Classroom Talk: Empowering Student Voice
Classroom talk empowers student voice and helps students to articulate their thoughts. It can be between two students, a group of students, or the whole class. It can revolve around a class reading or solving a math problem. "Classroom talk is the process in which students engage with each other to problem solve, answer questions, do research or paired reading, or any kind of thing that gets them talking between themselves," explains Engelhart.
It also promotes active listening, she continues. "What we’re creating here is not just talkers but we’re also creating listeners." Asking students to talk to their shoulder partner is one exercise to promote active listening. After the first person talks, ask the shoulder partner -- the listener -- to explain what the talker just said. "I want the listener to be able to translate what his partner said, because he's doing active listening and thinking it through himself."
Group Work: Fostering Collaboration
In collaborative group work, each student has a role, and it often results in a group product, says Englehart. "When you create roles for your students, they have to be meaningful. Timekeeper, recorder, equipment manager, those are not useful roles. We need to engage every student in a high level of responsibility so that everybody takes ownership of the final product.”
Roles such as questioner and researcher -- unlike timekeeper -- have specific tasks, are vital to the group, and are dependent on each other for the group to succeed. Over time, students internalize these roles and jump into quality group work without direction.
Literacy Groups
Video: Trinidad Garza World History teacher, Jeannie Adams, explains the process of working in literacy groups. (00:32)
Literacy groups are a form of collaborative group work. Like group work, everyone in a literacy group has a specific role to carry out. Two things specific to literacy groups are that they revolve around discussing and annotating texts -- from textbook essays to scholarly articles. Annotation helps students understand and distinguish varying perspectives from a single text, which helped Heather Wellman's world geography class when her students were deconstructing the social, political, environmental, and economic points of view of an article about another country.
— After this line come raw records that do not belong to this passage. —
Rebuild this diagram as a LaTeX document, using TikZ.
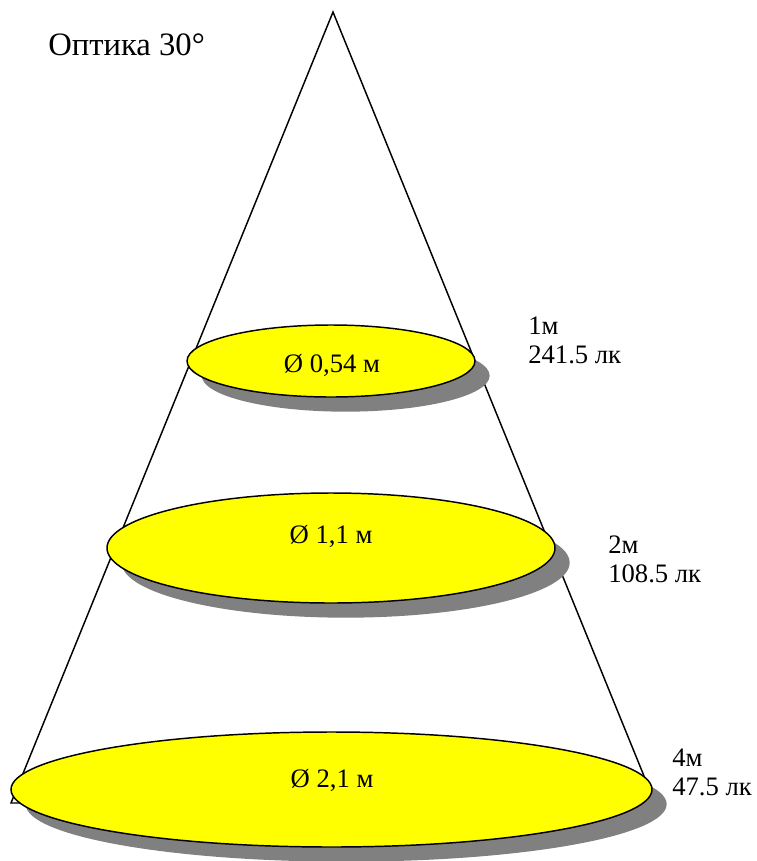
\documentclass[tikz,border=0pt]{standalone}
\usepackage{fontspec}
\setmainfont{Liberation Serif}
\usetikzlibrary{shapes.geometric, shadows}
\definecolor{spotyellow}{RGB}{255,255,0}
\definecolor{spotshadow}{RGB}{128,128,128}

\begin{document}
\begin{tikzpicture}[
  x=0.75pt, y=-0.75pt,
  conelines/.style={line width=1.1pt, line join=miter},
  spot/.style={ellipse, draw=black, line width=1.1pt, fill=spotyellow, inner sep=0pt,
               drop shadow={shadow xshift=11pt, shadow yshift=-11pt, fill=spotshadow, opacity=1}},
  diam/.style={anchor=base, inner sep=0pt, font=\fontsize{20}{22}\selectfont},
  dist/.style={anchor=base west, inner sep=0pt, align=left, font=\fontsize{20}{21.5}\selectfont},
]
\useasboundingbox (0,0) rectangle (757,861);

% ---------------------------------------------------------------
% light cone
% ---------------------------------------------------------------
\coordinate (apex) at (333,12);
\coordinate (bl) at (11,803);
\coordinate (br) at (655,803);
\draw[conelines] (apex) -- (bl) -- (br) -- cycle;

\node[anchor=base west, inner sep=0pt, font=\fontsize{24.5}{28}\selectfont] (title) at (48,55) {Оптика 30°};

% ---------------------------------------------------------------
% light spots at 1, 2 and 4 m
% ---------------------------------------------------------------
\node[spot, minimum width=216pt, minimum height=54pt] (s1) at (331,361) {};
\node[spot, minimum width=336pt, minimum height=82.5pt] (s2) at (331,548) {};
\node[spot, minimum width=480.75pt, minimum height=86.25pt] (s4) at (331.5,789.5) {};

\node[diam] (d1) at (332,372) {Ø 0,54 м};
\node[diam] (d2) at (331,543) {Ø 1,1 м};
\node[diam] (d4) at (332,787) {Ø 2,1 м};

% distance and illuminance
\node[dist] (l1) at (528,363) {1м\\241.5 лк};
\node[dist] (l2) at (608,582) {2м\\108.5 лк};
\node[dist] (l4) at (672,795) {4м\\47.5 лк};

\end{tikzpicture}
\end{document}
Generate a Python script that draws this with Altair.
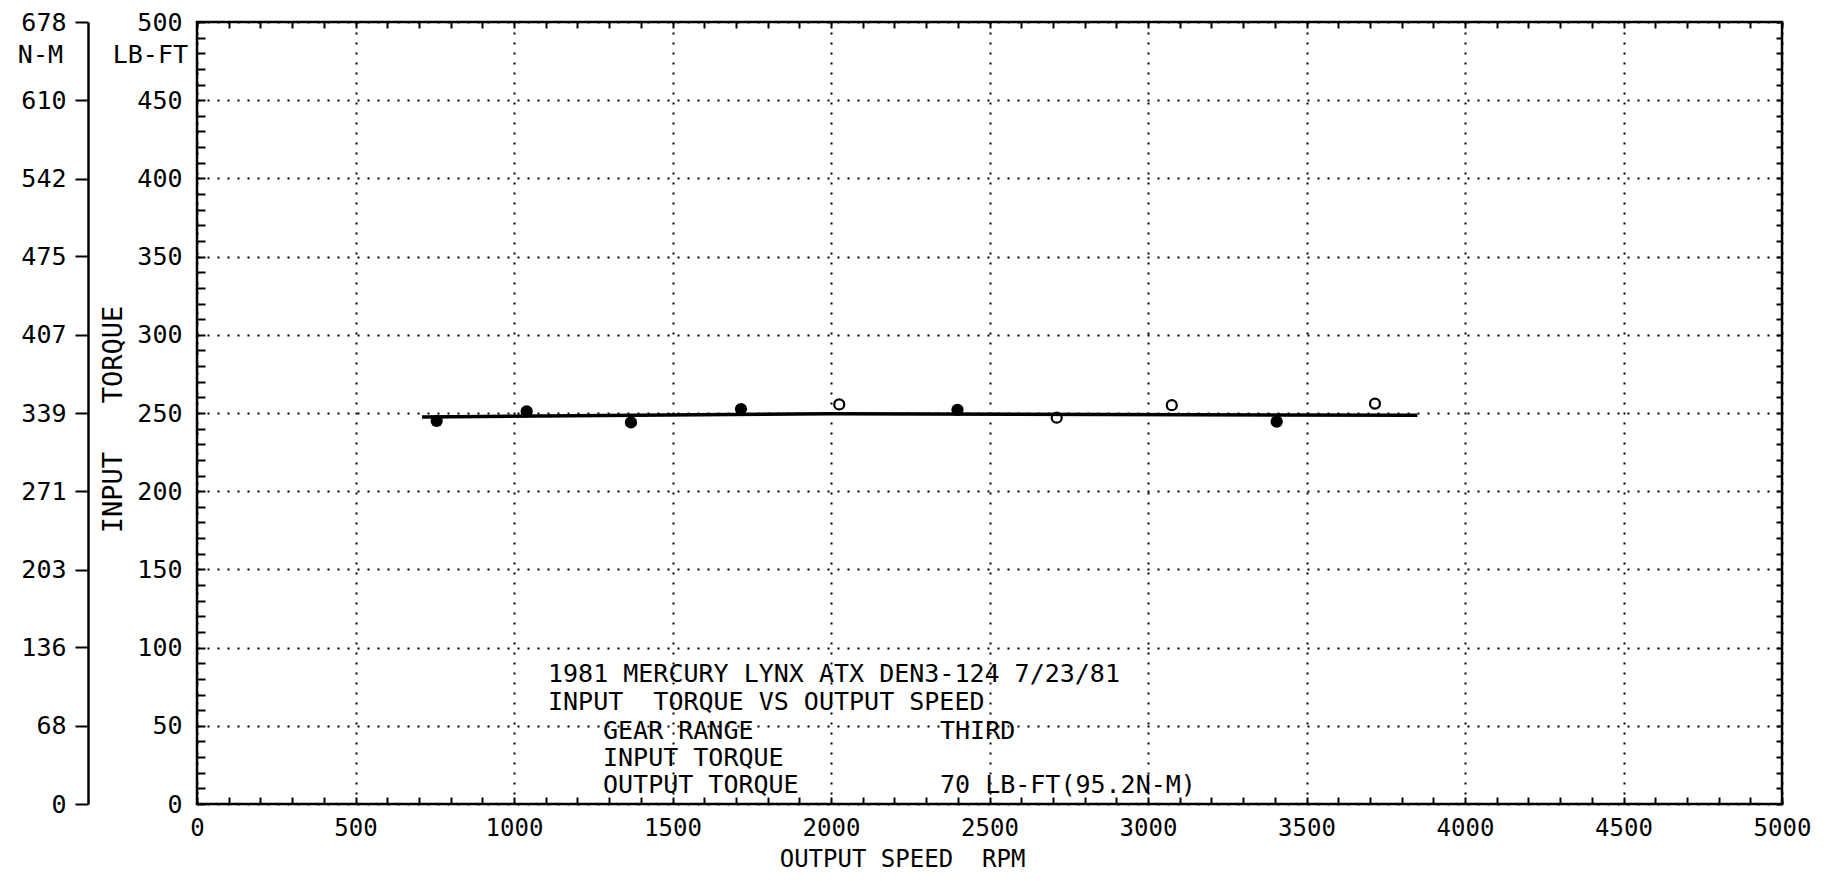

"Today in class, we did jigsaw reading, where each student with their specific role took part in annotating one article, and then they were in charge of reporting back," explains Wellman. “One person read with the eyes of an economist, and others read with the eyes of a socialist, politician, and environmentalist. And so that way they were able to share back and then synthesize that information succinctly.”
Classroom Successes
Over 80% of Trinidad Garza students are the first generation among their family to go to college, and, according to Principal Lombardi, "about 87% come from low-socioeconomic homes. One hundred percent of our students pass the state assessments in every subject tested. We accept the challenge of scaffolding our students from their known to the unknown," she states.